Model Architecture

AlignAIR leverages a multi-task deep residual convolutional architecture to simultaneously predict V, D, and J segmentation, allele classification, mutation rates, and productivity.

Input Representation

DNA sequences are integer-encoded and tokenized into fixed-length windows (default: 576 nt). Each nucleotide is embedded into a learned continuous representation. The embedded input is passed through multiple 1D convolutional layers.

Residual Convolutional Stack

The backbone of the network is a series of residual blocks with dilated 1D convolutions. This design ensures both local and global context capture without excessive depth.
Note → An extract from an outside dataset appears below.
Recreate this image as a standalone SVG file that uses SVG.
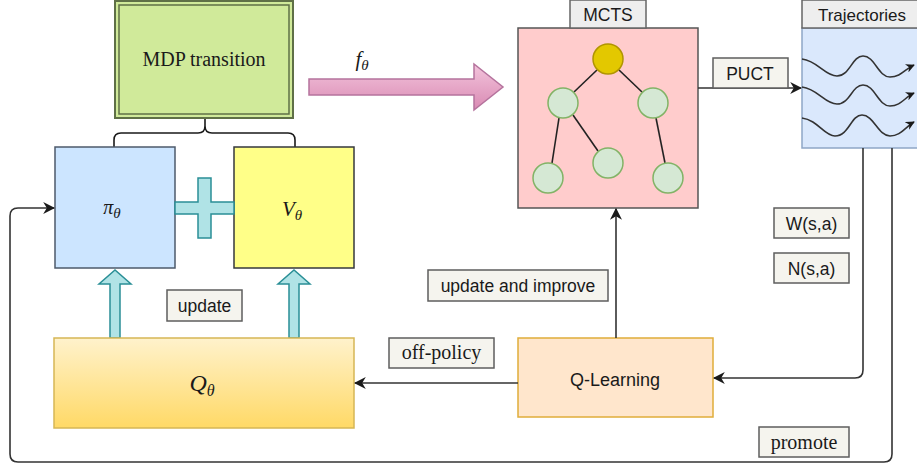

Batch normalization and dropout are used for regularization.

The network is symmetric and preserves sequence length, allowing predictions at each nucleotide position.

Multi-Task Output Heads

The model branches into multiple heads:

  • V/D/J segmentation: Start and end coordinates for each gene segment.
  • Allele classification: Likelihood distribution over known V, D, and J alleles.
  • Mutation rate: A regression head to estimate per-sequence mutation level.
  • Productivity prediction: Binary classification to determine if the sequence is productive.

Loss Function Design

AlignAIR optimizes a composite loss function combining:

  • Cross-entropy for allele classification
  • IoU-style regression loss for segmentation
  • MSE loss for mutation prediction
  • Binary cross-entropy for productivity

All losses are normalized and weighted to prevent dominance of any single task.

Efficiency and Parallelization

The convolutional architecture enables efficient GPU utilization and allows processing of thousands of sequences in parallel using large batch sizes. Model inference is fully parallelized over batch and sequence dimensions.

References

For a schematic and exact implementation details, see Supplementary Figure 2 and Section 1.4 of the AlignAIR manuscript.